Despite being peripheral this year, Okunbor insists that it doesn’t water down the achievement of winning an All-Ireland for him.
“In my first year back I wouldn’t say so. I think making the panel was just a testament to me getting back from every single injury because I don’t think I had four weeks straight without being injured.
“There was Achilles, calf, groin, shoulder, so I was just very privileged and blessed to be part of the whole squad.”
However, while he had endured more than his fair share of injuries both in Ireland and Australia, it’s far easier to dealing with them when back at home.
“Definitely, it can be very lonely at times, more so in Australia because football is your livelihood. You are there to play football, if you are injured what are you there for? That’s the mindset I was in, I had to try snap out of it.
“Whereas with the injury here in Ireland, fair enough I was gone for maybe nine weeks initially with the shoulder dislocation, but I had college, I had friends, I had different things going on in my life to occupy whereas in Australia you are going in to do three four-hour sessions while the rest of the boys are training.
“So it gets very lonely very quickly and with the time difference as well, you are so far away from your friends and family and it is very hard to get them on the phone.
“But I guess, going through all of those injuries alone in Australia made it far easier going through the recovery process here in Ireland.

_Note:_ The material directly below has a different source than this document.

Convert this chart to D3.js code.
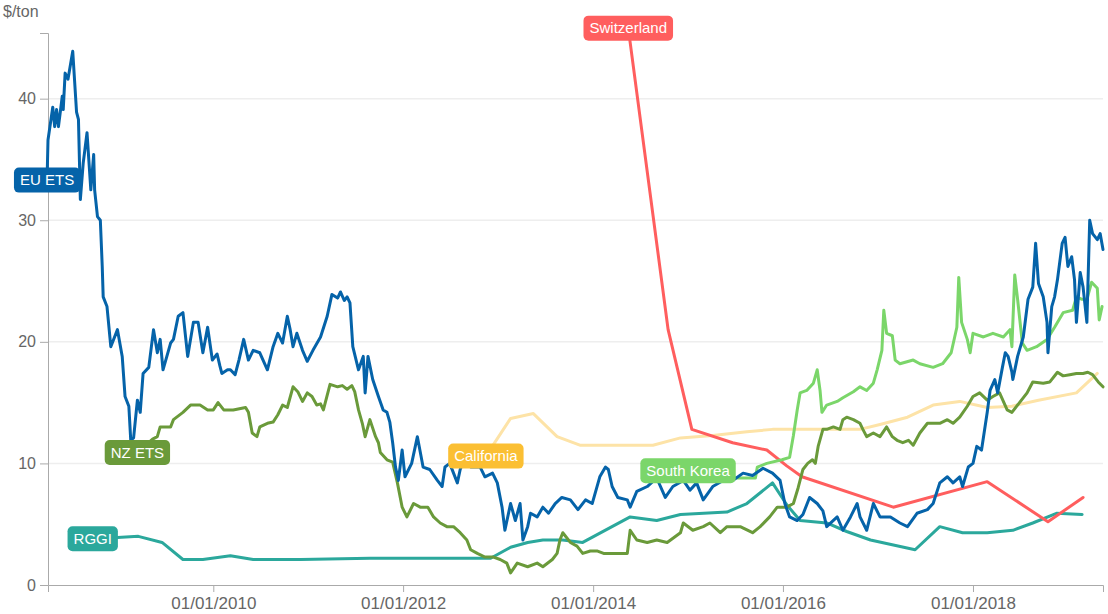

“Possibly a lot of players would take a year out if they had such a serious injury like a shoulder dislocation, but there is just something special about the group and I couldn’t step away for a year.”

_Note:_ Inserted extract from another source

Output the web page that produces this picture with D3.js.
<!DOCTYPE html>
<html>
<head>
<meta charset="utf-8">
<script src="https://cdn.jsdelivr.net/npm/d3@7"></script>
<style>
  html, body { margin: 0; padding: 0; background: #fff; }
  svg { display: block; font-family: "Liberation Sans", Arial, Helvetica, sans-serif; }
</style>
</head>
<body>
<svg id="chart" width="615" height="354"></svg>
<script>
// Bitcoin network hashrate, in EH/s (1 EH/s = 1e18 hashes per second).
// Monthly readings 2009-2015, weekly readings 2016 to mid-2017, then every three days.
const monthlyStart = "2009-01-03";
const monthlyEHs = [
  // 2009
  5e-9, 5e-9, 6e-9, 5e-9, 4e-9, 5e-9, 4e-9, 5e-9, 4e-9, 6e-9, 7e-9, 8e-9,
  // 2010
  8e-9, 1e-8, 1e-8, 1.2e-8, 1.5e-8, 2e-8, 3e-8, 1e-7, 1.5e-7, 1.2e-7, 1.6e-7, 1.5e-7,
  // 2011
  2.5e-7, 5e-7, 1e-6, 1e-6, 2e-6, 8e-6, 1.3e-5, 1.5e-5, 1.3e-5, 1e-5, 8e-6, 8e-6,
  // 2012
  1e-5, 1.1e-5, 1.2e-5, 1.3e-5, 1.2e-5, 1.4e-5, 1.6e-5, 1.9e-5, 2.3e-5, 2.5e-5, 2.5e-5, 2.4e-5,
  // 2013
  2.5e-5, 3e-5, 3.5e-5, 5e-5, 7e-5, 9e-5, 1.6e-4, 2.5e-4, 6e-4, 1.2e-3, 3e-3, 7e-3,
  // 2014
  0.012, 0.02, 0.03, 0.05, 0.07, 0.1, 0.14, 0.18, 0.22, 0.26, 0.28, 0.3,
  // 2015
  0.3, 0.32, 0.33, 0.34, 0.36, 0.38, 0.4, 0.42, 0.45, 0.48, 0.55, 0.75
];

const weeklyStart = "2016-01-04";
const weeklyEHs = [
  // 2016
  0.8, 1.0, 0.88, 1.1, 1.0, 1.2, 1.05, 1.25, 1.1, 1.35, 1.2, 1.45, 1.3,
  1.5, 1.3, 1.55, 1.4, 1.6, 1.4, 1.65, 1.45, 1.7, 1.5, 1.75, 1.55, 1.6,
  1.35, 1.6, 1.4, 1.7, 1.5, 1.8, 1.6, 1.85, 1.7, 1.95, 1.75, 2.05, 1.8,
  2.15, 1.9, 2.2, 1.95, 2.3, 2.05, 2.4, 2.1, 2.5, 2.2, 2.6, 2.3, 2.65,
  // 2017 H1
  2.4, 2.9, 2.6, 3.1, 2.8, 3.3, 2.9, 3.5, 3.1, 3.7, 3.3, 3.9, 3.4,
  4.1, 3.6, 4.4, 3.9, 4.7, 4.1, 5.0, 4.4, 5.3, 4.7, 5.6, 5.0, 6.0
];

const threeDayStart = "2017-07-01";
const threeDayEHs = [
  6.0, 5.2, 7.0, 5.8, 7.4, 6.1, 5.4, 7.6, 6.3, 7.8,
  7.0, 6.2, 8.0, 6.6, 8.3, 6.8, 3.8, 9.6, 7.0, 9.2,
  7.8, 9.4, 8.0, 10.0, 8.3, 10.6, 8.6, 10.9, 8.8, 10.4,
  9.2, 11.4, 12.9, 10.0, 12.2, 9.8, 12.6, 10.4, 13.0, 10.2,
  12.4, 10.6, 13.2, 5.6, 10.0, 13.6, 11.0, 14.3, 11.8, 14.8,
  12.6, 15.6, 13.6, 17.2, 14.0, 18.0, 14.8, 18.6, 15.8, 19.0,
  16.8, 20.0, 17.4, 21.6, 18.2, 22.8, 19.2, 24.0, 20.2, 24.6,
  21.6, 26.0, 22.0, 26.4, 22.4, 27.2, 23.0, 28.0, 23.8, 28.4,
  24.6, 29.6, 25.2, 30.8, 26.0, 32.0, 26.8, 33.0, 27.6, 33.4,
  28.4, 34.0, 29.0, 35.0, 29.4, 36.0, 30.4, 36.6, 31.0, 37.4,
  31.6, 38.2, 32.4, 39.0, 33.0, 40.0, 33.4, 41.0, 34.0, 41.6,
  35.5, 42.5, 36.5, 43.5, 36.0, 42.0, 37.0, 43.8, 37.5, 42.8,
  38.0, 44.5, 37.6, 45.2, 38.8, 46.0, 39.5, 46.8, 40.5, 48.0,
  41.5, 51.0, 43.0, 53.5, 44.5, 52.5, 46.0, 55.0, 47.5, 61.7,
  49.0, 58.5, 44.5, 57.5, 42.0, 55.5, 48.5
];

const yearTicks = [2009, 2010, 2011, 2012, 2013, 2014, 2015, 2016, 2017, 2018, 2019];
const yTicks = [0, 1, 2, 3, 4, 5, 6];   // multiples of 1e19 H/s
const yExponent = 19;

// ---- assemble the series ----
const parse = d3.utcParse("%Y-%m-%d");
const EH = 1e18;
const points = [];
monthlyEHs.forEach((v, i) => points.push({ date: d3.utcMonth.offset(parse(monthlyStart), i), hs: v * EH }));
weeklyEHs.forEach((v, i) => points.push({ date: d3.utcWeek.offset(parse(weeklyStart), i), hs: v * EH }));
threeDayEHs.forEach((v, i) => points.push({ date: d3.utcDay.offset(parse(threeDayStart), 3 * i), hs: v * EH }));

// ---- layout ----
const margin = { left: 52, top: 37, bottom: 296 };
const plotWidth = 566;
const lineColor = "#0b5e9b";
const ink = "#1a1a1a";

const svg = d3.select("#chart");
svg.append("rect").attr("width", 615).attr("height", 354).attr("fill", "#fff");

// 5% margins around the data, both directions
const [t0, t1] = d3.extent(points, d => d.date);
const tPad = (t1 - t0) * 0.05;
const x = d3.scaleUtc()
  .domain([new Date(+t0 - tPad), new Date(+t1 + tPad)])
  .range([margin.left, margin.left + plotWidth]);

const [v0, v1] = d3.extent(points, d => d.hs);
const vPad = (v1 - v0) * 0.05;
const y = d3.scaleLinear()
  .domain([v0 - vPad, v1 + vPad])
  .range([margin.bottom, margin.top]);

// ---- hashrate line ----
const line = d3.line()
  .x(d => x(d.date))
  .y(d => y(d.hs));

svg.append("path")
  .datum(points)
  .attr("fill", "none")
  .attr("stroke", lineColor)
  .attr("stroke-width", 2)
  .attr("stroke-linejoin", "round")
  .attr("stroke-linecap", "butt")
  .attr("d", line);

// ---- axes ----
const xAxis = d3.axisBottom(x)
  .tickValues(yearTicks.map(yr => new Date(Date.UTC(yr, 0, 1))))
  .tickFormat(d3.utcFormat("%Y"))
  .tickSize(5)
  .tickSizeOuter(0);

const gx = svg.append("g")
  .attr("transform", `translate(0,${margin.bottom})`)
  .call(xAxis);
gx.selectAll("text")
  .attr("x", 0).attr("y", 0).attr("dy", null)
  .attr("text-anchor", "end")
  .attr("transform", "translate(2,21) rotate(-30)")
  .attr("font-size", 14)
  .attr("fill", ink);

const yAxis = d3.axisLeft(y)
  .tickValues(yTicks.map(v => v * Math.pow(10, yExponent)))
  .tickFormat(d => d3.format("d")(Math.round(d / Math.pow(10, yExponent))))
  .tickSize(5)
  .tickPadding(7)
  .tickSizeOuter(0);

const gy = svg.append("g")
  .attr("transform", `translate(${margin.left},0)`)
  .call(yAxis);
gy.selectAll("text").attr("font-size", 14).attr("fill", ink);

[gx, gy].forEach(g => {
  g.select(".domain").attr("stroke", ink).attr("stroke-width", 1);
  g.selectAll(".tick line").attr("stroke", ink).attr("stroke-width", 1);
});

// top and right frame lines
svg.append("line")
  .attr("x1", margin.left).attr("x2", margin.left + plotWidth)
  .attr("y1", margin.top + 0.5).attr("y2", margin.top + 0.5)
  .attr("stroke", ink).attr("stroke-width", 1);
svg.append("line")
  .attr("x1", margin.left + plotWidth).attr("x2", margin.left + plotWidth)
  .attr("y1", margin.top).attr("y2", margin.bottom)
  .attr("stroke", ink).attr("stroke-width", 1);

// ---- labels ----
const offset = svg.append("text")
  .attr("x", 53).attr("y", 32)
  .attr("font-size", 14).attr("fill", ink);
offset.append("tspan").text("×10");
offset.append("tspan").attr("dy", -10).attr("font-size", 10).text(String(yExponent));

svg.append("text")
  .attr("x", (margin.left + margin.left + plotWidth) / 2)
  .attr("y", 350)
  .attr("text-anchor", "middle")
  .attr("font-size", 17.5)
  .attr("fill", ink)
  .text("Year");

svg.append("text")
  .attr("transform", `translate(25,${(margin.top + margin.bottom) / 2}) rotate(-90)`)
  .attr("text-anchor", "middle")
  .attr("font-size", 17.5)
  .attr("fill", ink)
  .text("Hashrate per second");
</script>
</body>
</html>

Of course, Geelong went on to claim the AFL Premiership this year with fellow countyman Mark O’Connor involved along with Laois native Zac Tuohy, though there were no pangs of regret for Okunbor on that score.
“No, definitely not. I'd be in a different mind space now if I didn't manage to win the All-Ireland, of course. But no, I'm very, very content. This has been a life goal of mine, a dream, so I'm very, very content with where I am at the moment.”
And while Tyrone’s Conor McKenna is poised to resume his AFL career and Ciaran Byrne of Louth recently rejected an offer to do the same, the Tralee insists that he wouldn’t be tempted by any such opportunities if they came along.
“I’m still young enough but, to be honest with you, if I went back to play AFL football I’d feel like I’m going backwards in life.
“I’m very happy with where I’m at at the moment. College is progressing, life is going really good, friends and family are there for me at the moment. If I go back to Australia I think it’d only be for a holiday.”